We had lunch in a local restaurant in the nearby town of Tiwi before continuing our journey on to Ras al-Hadd. This is home to a turtle colony who come ashore in the evening to lay their eggs. We would be using the facilities of a house belonging to Juma’s friend Salam, but spending the night sleeping on the beach. Firstly, Salam took us out on his boat, in an attempt to catch dinner but sadly Christina and my fishing skills were limited to we had to ask another fishing boat nicely if we could have one of their fish! We then switched from the choppier Arabian Sea into the calmer Oman Sea where we could see lots of turtles and Christina was even able to snorkel with them.

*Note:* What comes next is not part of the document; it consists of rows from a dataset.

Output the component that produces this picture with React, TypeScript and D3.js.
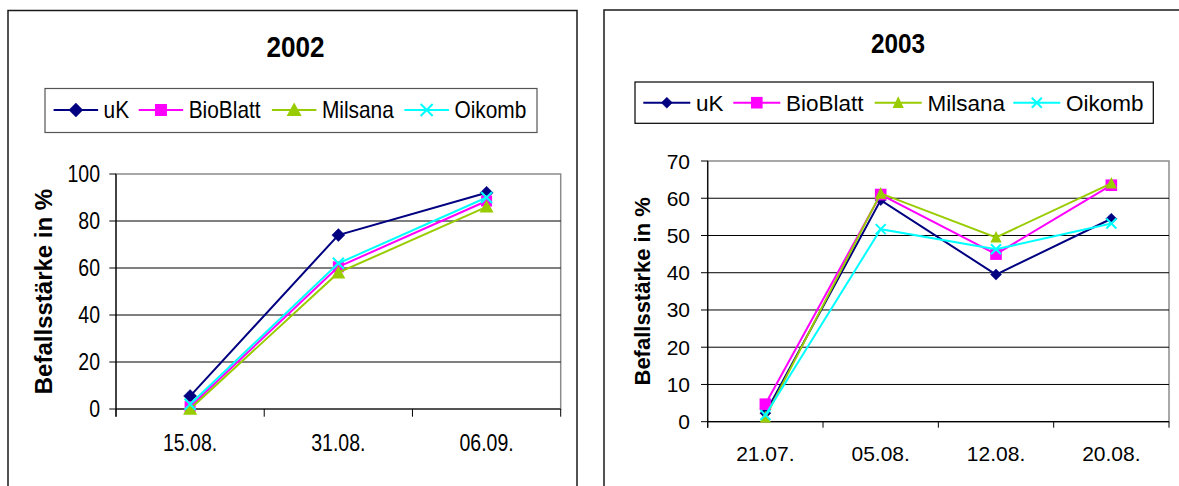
import React from "react";
import * as d3 from "d3";

// ---------- DATA ----------
const seriesNames = ["uK", "BioBlatt", "Milsana", "Oikomb"];
const seriesColors = ["#000080", "#FF00FF", "#99CC00", "#00FFFF"];

const categories2002 = ["15.08.", "31.08.", "06.09."];
const uK2002 = [5.5, 74, 92];
const bioBlatt2002 = [1, 60.5, 88.5];
const milsana2002 = [0, 58, 86];
const oikomb2002 = [2, 62, 90];
const yTicks2002 = [0, 20, 40, 60, 80, 100];

const categories2003 = ["21.07.", "05.08.", "12.08.", "20.08."];
const uK2003 = [2.3, 59.5, 39.5, 54.5];
const bioBlatt2003 = [4.7, 61, 45, 63.5];
const milsana2003 = [1.2, 61.3, 49.5, 64];
const oikomb2003 = [1.8, 51.7, 46.3, 53.2];
const yTicks2003 = [0, 10, 20, 30, 40, 50, 60, 70];

const FONT = "'Liberation Sans', Arial, Helvetica, sans-serif";

type Cfg = {
  title: string;
  categories: string[];
  series: number[][];
  yTicks: number[];
  box: [number, number, number, number];
  titleX: number; titleY: number; titleSize: number; titleSX: number;
  legendBox: [number, number, number, number];
  legendStarts: number[]; legendY: number; legendLine: number; legendTextDx: number;
  legendSize: number; legendSX: number; legendBaseDy: number; legendBorder: string;
  plot: [number, number, number, number];
  tickSize: number; tickSX: number; yLabelGap: number; xLabelY: number;
  yTickLen: number; xTickLen: number;
  axisTitleX: number; axisTitleSize: number;
  mk: { d: number; s: number; t: number; th: number; x: number };
  lmk: { d: number; s: number; t: number; th: number; x: number };
  lineW: number;
};

function Marker({ kind, cx, cy, color, m }: { kind: number; cx: number; cy: number; color: string; m: Cfg["mk"] }) {
  if (kind === 0) {
    const r = m.d;
    return <path d={`M${cx},${cy - r}L${cx + r},${cy}L${cx},${cy + r}L${cx - r},${cy}Z`} fill={color} stroke={color} strokeWidth={0.5} />;
  }
  if (kind === 1) {
    const r = m.s;
    return <rect x={cx - r} y={cy - r} width={2 * r} height={2 * r} fill={color} />;
  }
  if (kind === 2) {
    const r = m.t;
    const h = m.th;
    return <path d={`M${cx},${cy - h * 0.55}L${cx + r},${cy + h * 0.45}L${cx - r},${cy + h * 0.45}Z`} fill={color} />;
  }
  const r = m.x;
  return (
    <path d={`M${cx - r},${cy - r}L${cx + r},${cy + r}M${cx + r},${cy - r}L${cx - r},${cy + r}`} stroke={color} strokeWidth={2} fill="none" />
  );
}

function Chart({ c }: { c: Cfg }) {
  const [pl, pt, pr, pb] = c.plot;
  const x = d3.scaleBand<string>().domain(c.categories).range([pl, pr]).paddingInner(0).paddingOuter(0);
  const yMax = c.yTicks[c.yTicks.length - 1];
  const y = d3.scaleLinear().domain([0, yMax]).range([pb, pt]);
  const cx = (cat: string) => (x(cat) as number) + x.bandwidth() / 2;
  const line = d3
    .line<number>()
    .x((_, i) => cx(c.categories[i]))
    .y((v) => y(v));
  const boundaries = c.categories.map((cat) => x(cat) as number).concat([pr]);
  const [bl, bt, br, bb] = c.box;
  const [lx0, ly0, lx1, ly1] = c.legendBox;
  return (
    <g>
      <rect x={bl} y={bt} width={br - bl} height={bb - bt} fill="#fff" stroke="#1a1a1a" strokeWidth={1.5} />
      <text
        transform={`translate(${c.titleX},${c.titleY}) scale(${c.titleSX},1)`}
        textAnchor="middle"
        fontFamily={FONT}
        fontWeight="bold"
        fontSize={c.titleSize}
      >
        {c.title}
      </text>
      <rect x={lx0} y={ly0} width={lx1 - lx0} height={ly1 - ly0} fill="#fff" stroke={c.legendBorder} strokeWidth={1.2} />
      {seriesNames.map((name, i) => {
        const sx = c.legendStarts[i];
        return (
          <g key={name}>
            <line x1={sx} x2={sx + c.legendLine} y1={c.legendY} y2={c.legendY} stroke={seriesColors[i]} strokeWidth={c.lineW} />
            <Marker kind={i} cx={sx + c.legendLine / 2} cy={c.legendY} color={seriesColors[i]} m={c.lmk} />
            <text
              transform={`translate(${sx + c.legendTextDx},${c.legendY + c.legendBaseDy}) scale(${c.legendSX},1)`}
              fontFamily={FONT}
              fontSize={c.legendSize}
              fill="#000"
            >
              {name}
            </text>
          </g>
        );
      })}
      {/* plot area */}
      <rect x={pl} y={pt} width={pr - pl} height={pb - pt} fill="#fff" stroke="#8c8c8c" strokeWidth={1.5} />
      {c.yTicks.filter((t) => t !== 0 && t !== yMax).map((t) => (
        <line key={t} x1={pl} x2={pr} y1={y(t)} y2={y(t)} stroke="#000" strokeWidth={1} />
      ))}
      {/* axes */}
      <line x1={pl} x2={pl} y1={pt} y2={pb + c.xTickLen} stroke="#000" strokeWidth={1.2} />
      <line x1={pl} x2={pr} y1={pb} y2={pb} stroke="#000" strokeWidth={1.2} />
      {c.yTicks.map((t) => (
        <g key={t}>
          <line x1={pl - c.yTickLen} x2={pl} y1={y(t)} y2={y(t)} stroke="#000" strokeWidth={1} />
          <text
            transform={`translate(${pl - c.yLabelGap},${y(t) + c.tickSize * 0.358}) scale(${c.tickSX},1)`}
            textAnchor="end"
            fontFamily={FONT}
            fontSize={c.tickSize}
          >
            {t}
          </text>
        </g>
      ))}
      {boundaries.map((bx, i) => (
        <line key={i} x1={bx} x2={bx} y1={pb} y2={pb + c.xTickLen} stroke="#000" strokeWidth={1} />
      ))}
      {c.categories.map((cat) => (
        <text
          key={cat}
          transform={`translate(${cx(cat)},${c.xLabelY}) scale(${c.tickSX},1)`}
          textAnchor="middle"
          fontFamily={FONT}
          fontSize={c.tickSize}
        >
          {cat}
        </text>
      ))}
      <text
        transform={`translate(${c.axisTitleX},${(pt + pb) / 2}) rotate(-90)`}
        textAnchor="middle"
        fontFamily={FONT}
        fontWeight="bold"
        fontSize={c.axisTitleSize}
      >
        Befallsstärke in %
      </text>
      {/* series */}
      {c.series.map((vals, si) => (
        <g key={si}>
          <path d={line(vals) || ""} fill="none" stroke={seriesColors[si]} strokeWidth={c.lineW} />
          {vals.map((v, i) => (
            <Marker key={i} kind={si} cx={cx(c.categories[i])} cy={y(v)} color={seriesColors[si]} m={c.mk} />
          ))}
        </g>
      ))}
    </g>
  );
}

const cfg2002: Cfg = {
  title: "2002",
  categories: categories2002,
  series: [uK2002, bioBlatt2002, milsana2002, oikomb2002],
  yTicks: yTicks2002,
  box: [8, 10.5, 577, 495],
  titleX: 295.5, titleY: 57, titleSize: 29, titleSX: 0.9,
  legendBox: [45, 88.5, 537, 132.5],
  legendStarts: [53.6, 138.7, 271.9, 404.4], legendY: 110, legendLine: 44.5, legendTextDx: 50,
  legendSize: 24, legendSX: 0.87, legendBaseDy: 8.3, legendBorder: "#555",
  plot: [116, 174, 560.7, 409],
  tickSize: 23.5, tickSX: 0.83, yLabelGap: 16, xLabelY: 451,
  yTickLen: 6.7, xTickLen: 7.7,
  axisTitleX: 52, axisTitleSize: 24,
  mk: { d: 6.5, s: 5.5, t: 7, th: 12.7, x: 5.5 },
  lmk: { d: 7, s: 6, t: 7.5, th: 13.5, x: 6 },
  lineW: 2,
};

const cfg2003: Cfg = {
  title: "2003",
  categories: categories2003,
  series: [uK2003, bioBlatt2003, milsana2003, oikomb2003],
  yTicks: yTicks2003,
  box: [604, 10, 1185, 495],
  titleX: 898, titleY: 53.3, titleSize: 28, titleSX: 0.87,
  legendBox: [635, 82, 1153.3, 123.3],
  legendStarts: [643.3, 733.3, 874.7, 1013.3], legendY: 102.7, legendLine: 47, legendTextDx: 52.7,
  legendSize: 22.5, legendSX: 1, legendBaseDy: 8, legendBorder: "#000",
  plot: [707.7, 161, 1169, 421.7],
  tickSize: 21, tickSX: 1, yLabelGap: 17.7, xLabelY: 461,
  yTickLen: 6.7, xTickLen: 6,
  axisTitleX: 650, axisTitleSize: 22,
  mk: { d: 5.5, s: 5.8, t: 5.6, th: 11.7, x: 5 },
  lmk: { d: 5.5, s: 5.8, t: 5.6, th: 11.7, x: 5 },
  lineW: 2,
};

export default function App() {
  return (
    <svg
      width={1179}
      height={486}
      viewBox="0 0 1179 486"
      style={{ position: "absolute", left: 0, top: 0, background: "#fff" }}
    >
      <rect x={0} y={0} width={1179} height={486} fill="#fff" />
      <Chart c={cfg2002} />
      <Chart c={cfg2003} />
    </svg>
  );
}
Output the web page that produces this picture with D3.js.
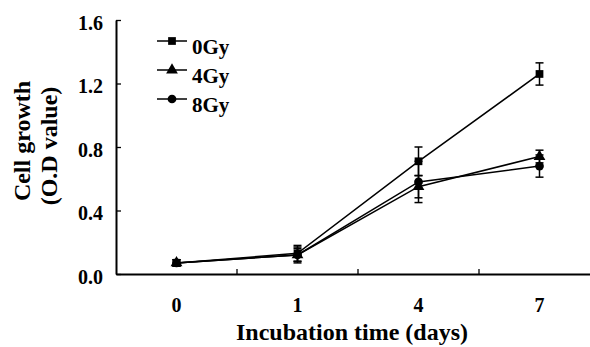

The evening was spent cooking the fish for dinner under the Milky Way before heading to the water edge to see if any turtles were ashore. None were but we got to see, and dance in, fluorescent plankton at the water’s edge. In an attempt to find turtles, we headed a short drive up to Ras al-Jinz, where there is a large turtle colony. On the drive into the colony we had to stop the car as there were a number of babies on the path, heading in the wrong direction as they follow bright lights. We rescued a large number of babies and deposited them in a bowl of water at the entrance. On the beach itself, we found many large holes complete with turtles laying eggs, holes being dug by expectant turtles and track marks from where the turtles had dragged themselves up and down out of the water. It was amazing to witness but eventually we had to leave and return to our beach to get some rest.